* START *

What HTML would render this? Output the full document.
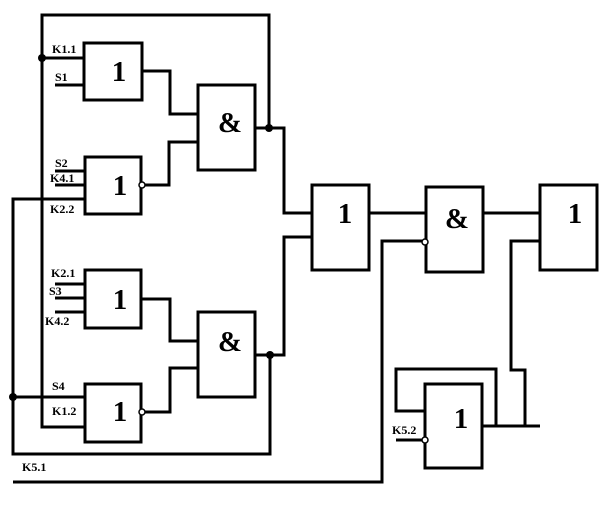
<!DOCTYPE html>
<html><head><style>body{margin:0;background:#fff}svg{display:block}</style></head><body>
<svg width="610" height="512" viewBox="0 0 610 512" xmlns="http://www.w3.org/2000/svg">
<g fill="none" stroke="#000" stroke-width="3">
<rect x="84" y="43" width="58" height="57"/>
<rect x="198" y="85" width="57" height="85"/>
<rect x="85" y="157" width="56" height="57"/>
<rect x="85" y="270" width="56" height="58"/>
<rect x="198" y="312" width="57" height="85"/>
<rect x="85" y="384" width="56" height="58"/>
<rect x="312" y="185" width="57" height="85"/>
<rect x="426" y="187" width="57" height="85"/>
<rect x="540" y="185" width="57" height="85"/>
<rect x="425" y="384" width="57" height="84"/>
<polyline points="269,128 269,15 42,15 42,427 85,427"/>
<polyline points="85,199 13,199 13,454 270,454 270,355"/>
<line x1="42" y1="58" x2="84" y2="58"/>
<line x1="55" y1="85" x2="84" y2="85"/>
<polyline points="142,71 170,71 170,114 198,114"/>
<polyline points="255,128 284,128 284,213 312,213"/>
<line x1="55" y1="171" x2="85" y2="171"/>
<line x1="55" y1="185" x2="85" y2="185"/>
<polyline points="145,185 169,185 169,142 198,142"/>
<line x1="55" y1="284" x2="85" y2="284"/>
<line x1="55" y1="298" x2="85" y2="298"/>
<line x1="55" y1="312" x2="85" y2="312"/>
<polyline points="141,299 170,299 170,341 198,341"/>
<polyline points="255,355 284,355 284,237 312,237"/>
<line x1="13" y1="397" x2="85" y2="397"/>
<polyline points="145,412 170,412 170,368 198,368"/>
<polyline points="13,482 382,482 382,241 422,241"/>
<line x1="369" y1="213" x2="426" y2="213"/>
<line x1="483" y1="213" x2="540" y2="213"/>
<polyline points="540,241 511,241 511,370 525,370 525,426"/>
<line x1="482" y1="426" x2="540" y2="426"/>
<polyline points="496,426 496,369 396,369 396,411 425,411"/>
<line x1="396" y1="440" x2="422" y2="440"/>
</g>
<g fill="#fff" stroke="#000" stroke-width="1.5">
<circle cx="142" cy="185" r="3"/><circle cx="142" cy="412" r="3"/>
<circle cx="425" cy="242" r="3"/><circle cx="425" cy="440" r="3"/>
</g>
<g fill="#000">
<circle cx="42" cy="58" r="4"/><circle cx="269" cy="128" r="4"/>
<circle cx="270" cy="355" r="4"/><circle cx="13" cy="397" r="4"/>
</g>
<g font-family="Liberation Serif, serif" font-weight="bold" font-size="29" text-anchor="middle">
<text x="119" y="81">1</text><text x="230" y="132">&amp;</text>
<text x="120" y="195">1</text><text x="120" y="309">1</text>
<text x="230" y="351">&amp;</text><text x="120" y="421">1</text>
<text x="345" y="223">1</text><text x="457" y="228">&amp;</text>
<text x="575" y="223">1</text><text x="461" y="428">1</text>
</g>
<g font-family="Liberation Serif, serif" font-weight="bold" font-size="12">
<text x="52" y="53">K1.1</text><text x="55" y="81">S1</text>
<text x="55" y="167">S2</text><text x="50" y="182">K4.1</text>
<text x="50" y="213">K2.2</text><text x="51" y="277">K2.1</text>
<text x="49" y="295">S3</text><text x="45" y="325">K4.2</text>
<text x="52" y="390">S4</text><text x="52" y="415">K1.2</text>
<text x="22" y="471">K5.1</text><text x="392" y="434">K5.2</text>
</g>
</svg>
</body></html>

* END *

• **Requirement**: Every line should be retyped exactly, with the pictures omitted.

• **Reply**:
What HTML would render this? Output the full document.
<!DOCTYPE html>
<html><head><style>body{margin:0;background:#fff}svg{display:block}</style></head><body>
<svg width="610" height="512" viewBox="0 0 610 512" xmlns="http://www.w3.org/2000/svg">
<g fill="none" stroke="#000" stroke-width="3">
<rect x="84" y="43" width="58" height="57"/>
<rect x="198" y="85" width="57" height="85"/>
<rect x="85" y="157" width="56" height="57"/>
<rect x="85" y="270" width="56" height="58"/>
<rect x="198" y="312" width="57" height="85"/>
<rect x="85" y="384" width="56" height="58"/>
<rect x="312" y="185" width="57" height="85"/>
<rect x="426" y="187" width="57" height="85"/>
<rect x="540" y="185" width="57" height="85"/>
<rect x="425" y="384" width="57" height="84"/>
<polyline points="269,128 269,15 42,15 42,427 85,427"/>
<polyline points="85,199 13,199 13,454 270,454 270,355"/>
<line x1="42" y1="58" x2="84" y2="58"/>
<line x1="55" y1="85" x2="84" y2="85"/>
<polyline points="142,71 170,71 170,114 198,114"/>
<polyline points="255,128 284,128 284,213 312,213"/>
<line x1="55" y1="171" x2="85" y2="171"/>
<line x1="55" y1="185" x2="85" y2="185"/>
<polyline points="145,185 169,185 169,142 198,142"/>
<line x1="55" y1="284" x2="85" y2="284"/>
<line x1="55" y1="298" x2="85" y2="298"/>
<line x1="55" y1="312" x2="85" y2="312"/>
<polyline points="141,299 170,299 170,341 198,341"/>
<polyline points="255,355 284,355 284,237 312,237"/>
<line x1="13" y1="397" x2="85" y2="397"/>
<polyline points="145,412 170,412 170,368 198,368"/>
<polyline points="13,482 382,482 382,241 422,241"/>
<line x1="369" y1="213" x2="426" y2="213"/>
<line x1="483" y1="213" x2="540" y2="213"/>
<polyline points="540,241 511,241 511,370 525,370 525,426"/>
<line x1="482" y1="426" x2="540" y2="426"/>
<polyline points="496,426 496,369 396,369 396,411 425,411"/>
<line x1="396" y1="440" x2="422" y2="440"/>
</g>
<g fill="#fff" stroke="#000" stroke-width="1.5">
<circle cx="142" cy="185" r="3"/><circle cx="142" cy="412" r="3"/>
<circle cx="425" cy="242" r="3"/><circle cx="425" cy="440" r="3"/>
</g>
<g fill="#000">
<circle cx="42" cy="58" r="4"/><circle cx="269" cy="128" r="4"/>
<circle cx="270" cy="355" r="4"/><circle cx="13" cy="397" r="4"/>
</g>
<g font-family="Liberation Serif, serif" font-weight="bold" font-size="29" text-anchor="middle">
<text x="119" y="81">1</text><text x="230" y="132">&amp;</text>
<text x="120" y="195">1</text><text x="120" y="309">1</text>
<text x="230" y="351">&amp;</text><text x="120" y="421">1</text>
<text x="345" y="223">1</text><text x="457" y="228">&amp;</text>
<text x="575" y="223">1</text><text x="461" y="428">1</text>
</g>
<g font-family="Liberation Serif, serif" font-weight="bold" font-size="12">
<text x="52" y="53">K1.1</text><text x="55" y="81">S1</text>
<text x="55" y="167">S2</text><text x="50" y="182">K4.1</text>
<text x="50" y="213">K2.2</text><text x="51" y="277">K2.1</text>
<text x="49" y="295">S3</text><text x="45" y="325">K4.2</text>
<text x="52" y="390">S4</text><text x="52" y="415">K1.2</text>
<text x="22" y="471">K5.1</text><text x="392" y="434">K5.2</text>
</g>
</svg>
</body></html>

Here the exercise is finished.